Aktivitas kedua gelombang ini saat ini terdeteksi cukup aktif di wilayah Indonesia, yang berkontribusi pada peningkatan curah hujan di Jakarta dan sekitarnya. Penjelasan lebih mendetail juga bisa kamu saksikan melalui wawancara bersama Kepala BMKG Dwi Korita Karnawati di sini.
Tetap Waspada Cuaca Ekstrem
Kondisi monsun Asia, MJO, dan seruak udara dingin saat ini sama dengan saat banjir Jakarta 2020 lalu. Namun, Niña yang sekarang tak seintens pada 2020, menyebabkan peluang hujan ekstrem lebih kecil. Meskipun begitu, menurut Kepala BMKG, Dwi Korita Karnawati, keempat fenomena di atas memiliki fase, yang bisa menyebabkan hujan bercurah tinggi terulang lagi di bulan depan. Dampaknya tetap bisa signifikan, terutama jika kesiapsiagaan kurang. Oleh karena itu, Pemerintah Provinsi Jakarta dan berbagai pemangku kepentingan, termasuk Smartcitizen, perlu bahu-membahu dalam mencegah dampak yang lebih besar terjadi.

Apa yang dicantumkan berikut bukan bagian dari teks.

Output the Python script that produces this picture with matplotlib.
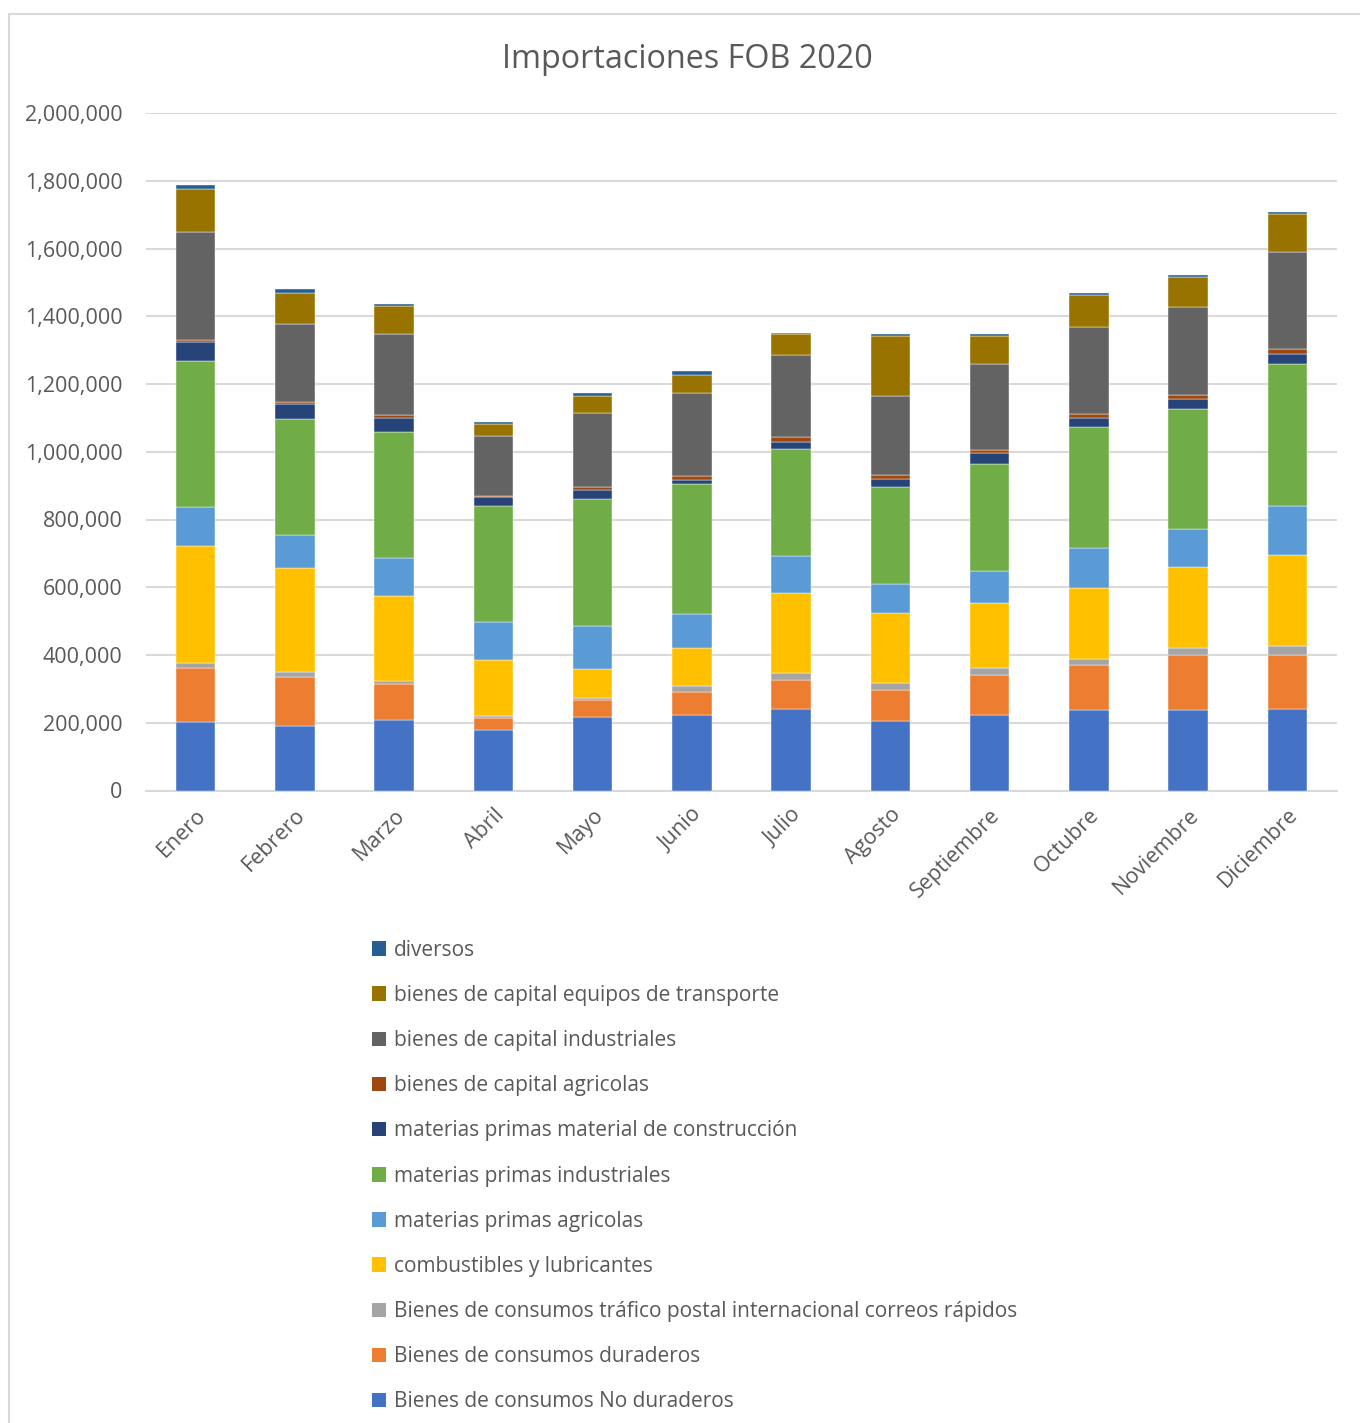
import matplotlib
matplotlib.use("Agg")
import matplotlib.pyplot as plt
from matplotlib.patches import Rectangle, Patch
import numpy as np

plt.rcParams['font.family'] = ['Open Sans', 'DejaVu Sans']

months = ["Enero", "Febrero", "Marzo", "Abril", "Mayo", "Junio", "Julio",
          "Agosto", "Septiembre", "Octubre", "Noviembre", "Diciembre"]

# values in thousands
no_duraderos = [203, 191, 209, 178, 217, 224, 240, 204, 222, 237, 239, 242]
duraderos = [158, 145, 104, 36, 49, 68, 87, 94, 120, 134, 162, 159]
trafico_postal = [15, 13, 10, 6, 8, 16, 19, 20, 21, 18, 21, 25]
combustibles = [345, 307, 250, 165, 84, 112, 238, 205, 190, 209, 237, 270]
mp_agricolas = [116, 99, 112, 112, 129, 100, 108, 88, 95, 119, 114, 144]
mp_industriales = [431, 342, 374, 343, 374, 385, 317, 285, 316, 355, 353, 418]
mp_construccion = [55, 43, 42, 25, 26, 13, 20, 23, 31, 27, 30, 31]
bc_agricolas = [8, 7, 7, 5, 9, 11, 14, 13, 11, 12, 11, 14]
bc_industriales = [318, 230, 241, 176, 217, 245, 243, 232, 252, 258, 260, 287]
bc_transporte = [127, 93, 80, 37, 51, 53, 63, 179, 85, 95, 89, 112]
diversos = [11, 11, 8, 5, 10, 10, 3, 5, 6, 6, 5, 6]

series_names = [
    "Bienes de consumos No duraderos",
    "Bienes de consumos duraderos",
    "Bienes de consumos tráfico postal internacional correos rápidos",
    "combustibles y lubricantes",
    "materias primas agricolas",
    "materias primas industriales",
    "materias primas material de construcción",
    "bienes de capital agricolas",
    "bienes de capital industriales",
    "bienes de capital equipos de transporte",
    "diversos",
]
series_values = [no_duraderos, duraderos, trafico_postal, combustibles, mp_agricolas,
                 mp_industriales, mp_construccion, bc_agricolas, bc_industriales,
                 bc_transporte, diversos]
colors = ["#4472C4", "#ED7D31", "#A5A5A5", "#FFC000", "#5B9BD5", "#70AD47",
          "#264478", "#9E480E", "#636363", "#997300", "#255E91"]

W, H = 1360, 1423
fig = plt.figure(figsize=(W / 100, H / 100), dpi=100)

# outer chart frame
fig.patches.append(Rectangle((9 / W, -0.1), 1.2, 1 - 14 / H + 0.1, transform=fig.transFigure,
                             fill=False, edgecolor="#D9D9D9", linewidth=1.5))

ax = fig.add_axes([146 / W, 1 - 790.5 / H, (1337 - 146) / W, (790.5 - 113) / H])
x = np.arange(len(months))
bottom = np.zeros(len(months))
for name, vals, c in zip(series_names, series_values, colors):
    v = np.array(vals, dtype=float) * 1000
    ax.bar(x, v, 0.40, bottom=bottom, color=c, label=name,
           edgecolor="white", linewidth=0.3, zorder=3)
    bottom += v

ax.set_xlim(-0.5, len(months) - 0.5)
ax.set_ylim(0, 2000000)
ax.set_yticks(np.arange(0, 2000001, 200000))
ax.yaxis.set_major_formatter(matplotlib.ticker.FuncFormatter(lambda v, p: f"{int(v):,}"))
ax.grid(axis="y", color="#D9D9D9", linewidth=1.5, zorder=0)
for s in ["top", "left", "right"]:
    ax.spines[s].set_visible(False)
ax.spines["bottom"].set_color("#D9D9D9")
ax.spines["bottom"].set_linewidth(1.5)
ax.tick_params(axis="both", length=0, labelsize=15.5, labelcolor="#595959")
ax.tick_params(axis="y", pad=17)
ax.set_xticks(x)
ax.set_xticklabels(months, rotation=45, ha="right", va="top", rotation_mode="anchor")
ax.tick_params(axis="x", pad=10)

fig.text(687 / W, 1 - 60 / H, "Importaciones FOB 2020", ha="center", va="center",
         fontsize=23.3, color="#595959")

handles = [Patch(facecolor=c, edgecolor="none") for c in colors][::-1]
labels = series_names[::-1]
fig.legend(handles, labels, loc="upper left", bbox_to_anchor=(353 / W, 1 - 921 / H),
           frameon=False, fontsize=15, labelcolor="#595959",
           handlelength=0.7, handleheight=0.7, handletextpad=0.35, labelspacing=1.16)

fig.savefig("out.png", dpi=100, facecolor="white")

Smartcitizen diimbau lebih waspada dan selalu memantau prakiraan cuaca serta peringatan dini melalui situs Pantau Banjir. Pada situs tersebut, terdapat juga data tinggi muka air dan data pompa air di Jakarta yang bisa kamu pantau. Informasi ini juga dapat diakses melalui fitur Pantau Banjir di aplikasi JAKI, untuk informasi yang terintegrasi dengan fitur-fitur lainnya.